Why isn’t everyone following these rules? I suspect the answers are varied, but a key one is that our advertising media and consumer society bombard people with messages that tell us to “consume,” “buy,” “spend” and “trade.” Counteracting voices that say “save,” “invest” and “hold” are few and far between.

Your new middle-market service can provide this much-needed advice, and if you preach the essential formula, your voice will have to be very loud and clear to cut through all the dissention and distraction.


How do you get paid for this service? XY Planning Network, an organization of fee-only advisors focused on Generation X and Y clients, charges monthly fees that come directly out of the client’s bank account — just like the automatic payments that go to cable TV and phone companies.

The amount varies depending on clientele and services offered, but one key insight is that younger clients actually prefer to pay their fees monthly rather than quarterly, and out of their bank accounts rather than their (sometimes nonexistent) investment accounts.

A more extreme model, pioneered by Mark and Eleanor Herhold of Security First Financial based in Grand Blanc, Mich., actually provides free essential formula and pre-planning services to clients who haven’t yet built up an investment portfolio.

The Herholds moved from a predominately wealthy clientele to a middle-market model after they drew up a description of their ideal client. At the end of the exercise, they were startled to discover that there was nothing in their ideal client description that specified any particular net worth. They wanted to work with clients who had reasonable expectations about their investment dollars, who were enjoyable to do business with and were willing to follow the essential formula.

If clients agree to follow the formula, the Herholds welcome them as clients. They are charged 0.8% of their assets as the pre-planning fee — even if they don’t actually have any assets to manage.

How is this possible? During the early years of the relationship, these clients will often use the money they have been encouraged to save to pay down credit card debt or an auto loan. But eventually, when the debt obligations are satisfied, the money will find its way into an investment account.


The Herholds maintain a spreadsheet that projects the future size of the investment accounts of each client, based on the agreed-upon savings rate. That allows them to see how profitable each client will be at various points in the future.

For example: A client agrees to save $500 a month and is out of debt at the end of the first year.

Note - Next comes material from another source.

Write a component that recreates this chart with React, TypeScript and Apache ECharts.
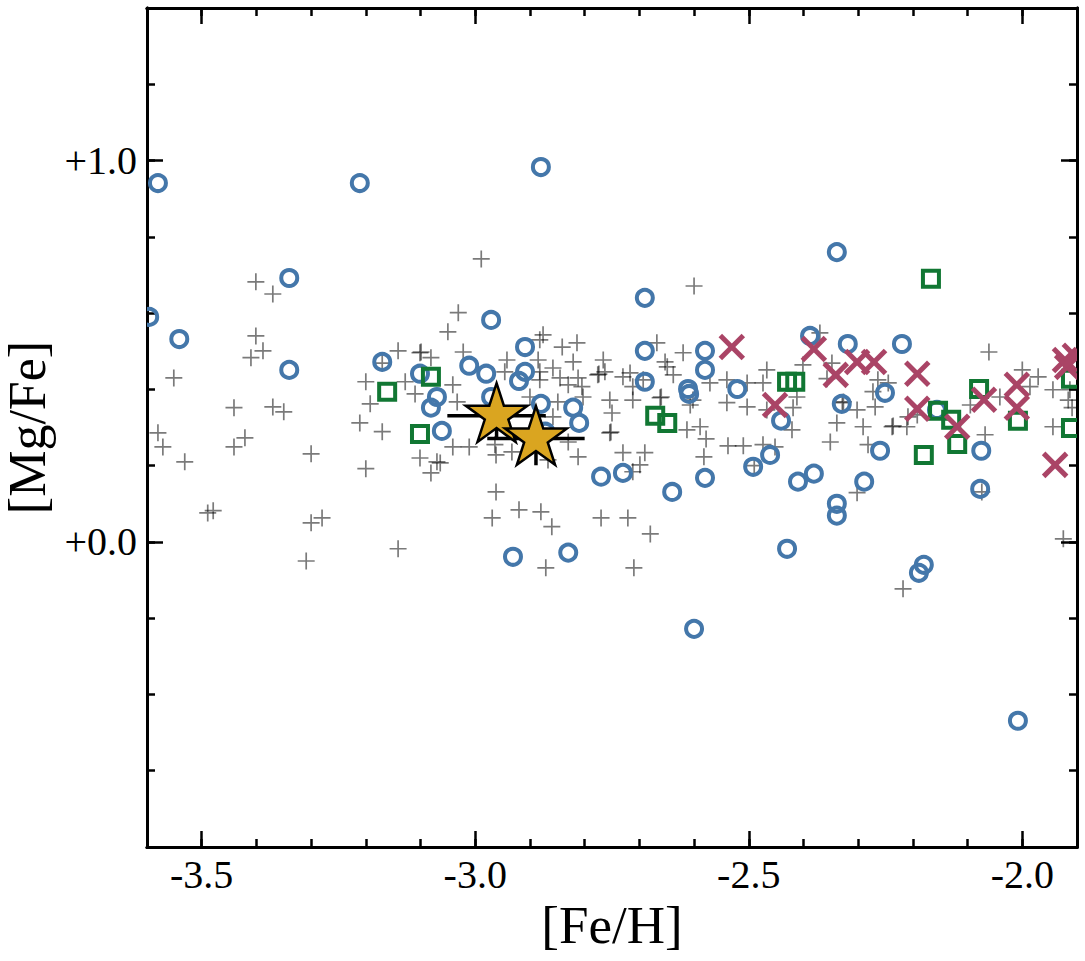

At the end of the next year, the investment account might be worth $6,000 or so, and the fee will be a meager $50 in that year for one in-person 50-minute meeting and a phone call or two.

Over 10 years, as the client’s salary increases and the contributions become bigger and as the markets raise the value of the assets, the spreadsheet might project an account worth closer to $100,000, and fees of around $800 a year for basically the same level of service. In the past five years, this approach has taken the firm from $60 million in assets under management to more than $180 million.

In the client meeting, the Herholds also calculate future Social Security and pension information, then figure out how much additional income the client will need in retirement. There are no performance statements, but instead periodic updates on what the growing portfolio will provide at age 65.

In one meeting, a client may be told she can expect to have an income of $2,500 a month above Social Security once she retires. Two years later, after a lot of hard saving, that same client may see projections of $3,000 a month in retirement.

By offering these pre-planning services to a middle-market clientele, the financial planning industry will help create more wealthy individuals and take on a larger role in changing our society for the better.